IN — David Patrick | OUT — Brian Katz
Katz retired in December after more than 12 years on the job. Patrick is quite a get. Strong reputation as one of the best assistants in the country. As good of a candidate as the Hornets could have landed.

IN — Bashir Mason | OUT — Shaheen Holloway
As expected, the Seton Hall alum was called back home after coaching the 15th-seeded Peacocks to arguably the biggest Cinderella run in tournament history. The question becomes: How will this program be improved from a funding perspective in the coming years? A good sign: getting Mason, who was at Wagner for a decade but grew up in Jersey City. Might’ve been the best possible hire to replace Holloway. Mason carries a 165-130 record.

IN — Steve Lavin | OUT — Sam Scholl
Coaching in the WCC at schools not named Gonzaga, Saint Mary’s and BYU is a tough assignment. Scholl was good in his first year but sub-.500 since. Lavin takes over after working as an analyst at Fox the past seven seasons. He just couldn’t shake the coaching bug. It took USD’s AD more than a month to fill this job, but Lavin is a wowing pick. So crazy it just might work? Lavin coached UCLA from 1996-2003 and St. John’s from 2010-2015. He’s 226-133 for his career.

IN — Chris Gerlufsen | OUT — Todd Golden
Golden’s exodus to Florida makes room for another in-store promotion, as Gerlufsen is a good choice to inherit the Dons. It won’t be easy maintain USF’s standing in the WCC, but the program does have enough cachet and momentum behind it to give him a good shot.

IN — Chris Victor | OUT — Jim Hayford
Victor was promoted to full-time after guiding the RedHawks to a 23-8 record and a share of the WAC regular season title. Hayford resigned in November after using a racial slur during a team scrimmage. A subsequent investigation turned up more inappropriate behavior, leading to his ouster.

IN — Rob Lanier | OUT — Tim Jankovich
After falling short of making the NCAAs and losing in the second round of the NIT, Jankovich (125-64 in six years) announced his retirement. Lanier lands here after taking Georgia State to the NCAA Tournament, where his team held a second half lead on top-seeded Gonzaga.

OUT — Tony Madlock
The Bulldogs are looking for their second coach in as many years after Madlock left the MEAC for the SWAC. He’s the new coach at Alabama State.

IN — Eric Peterson | OUT — Todd Lee
Lee was surprisingly fired after a 66-52 four-year run with the Coyotes.

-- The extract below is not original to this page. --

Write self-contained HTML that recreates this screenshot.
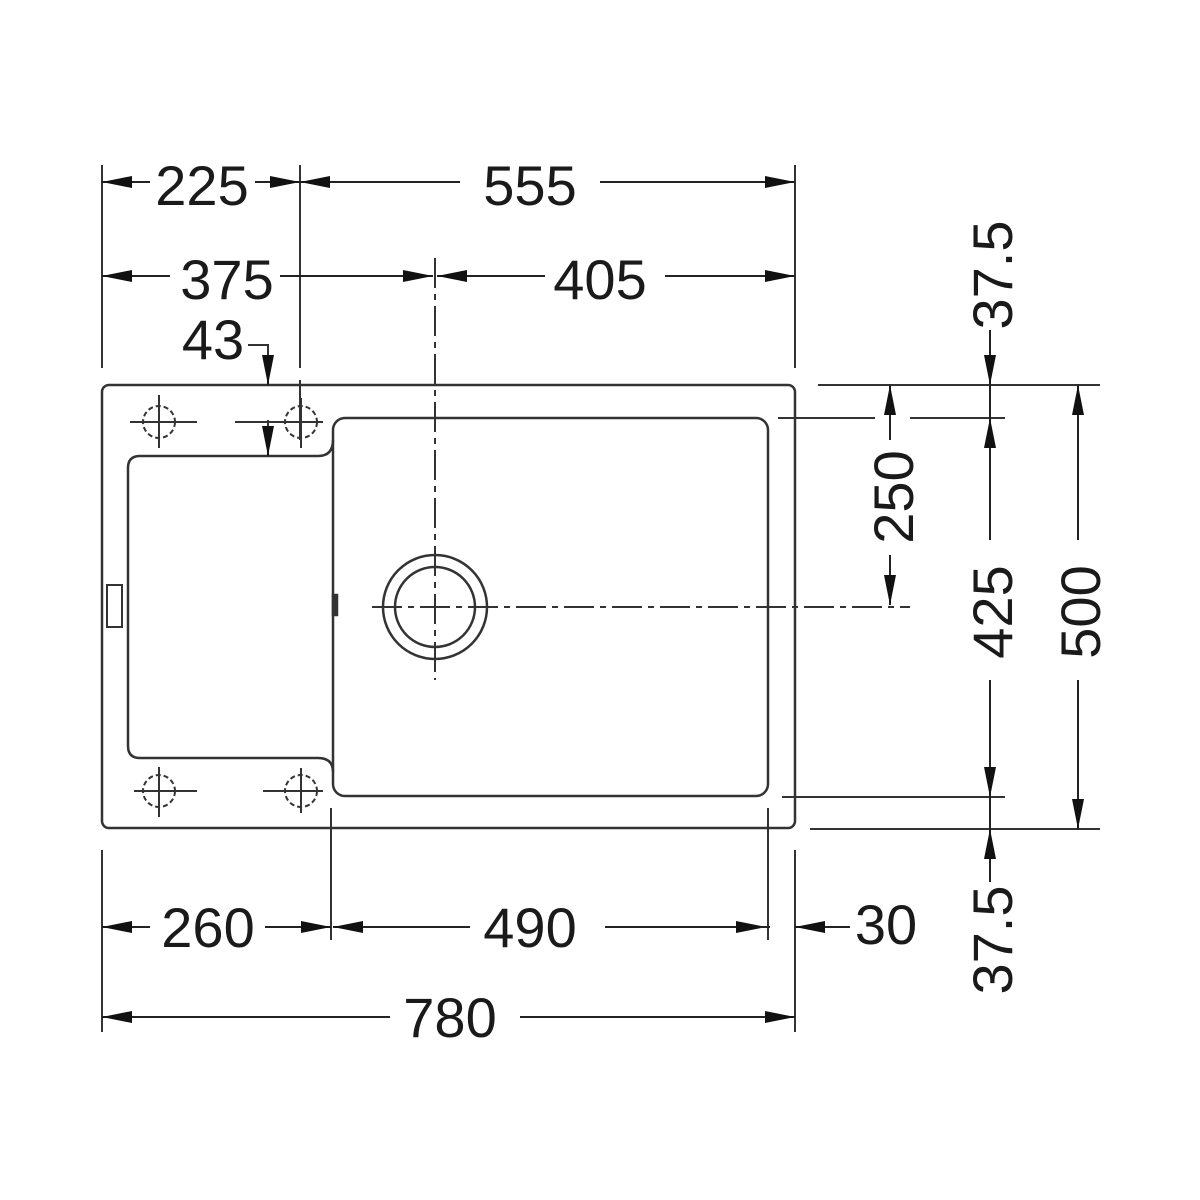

Peterson, a former Utah assistant, previously served on staff with South Dakota when Craig Smith coached there from 2014-18.

IN — Eric Konkol | OUT — Frank Haith
The Golden Hurricane lured Konkol out of Louisiana Tech. He’ll need to get to work immediately in the transfer portal to try and get this program into the top half of the AAC in two years’ time.

IN — Andrew Wilson | OUT — Dan Earl
The Keydets were never better than .500 in the SoCon in seven years under Earl, who went to Chattanooga, but that’s also because this is one of the 10-or-so toughest jobs in the country. Wilson was hired from nearby James Madison, where he spent the past two seasons as an assistant.

IN — Donald Copeland | OUT — Bashir Mason
It took a little bit longer than expected, but Copeland comes over via Seton Hall, where he was an assistant at his alma mater. Wagner lost Mason to Saint Peter’s. A lot of connective tissue between these three universities.

IN — Dwayne Stephens | OUT — Clayton Bates
After 19 seasons as a Michigan State assistant, Stephens is finally getting the opportunity he deserves. He replaces Bates, who resigned in March after being hired in 2020. Western Michigan was 13-29 and finished last in the MAC.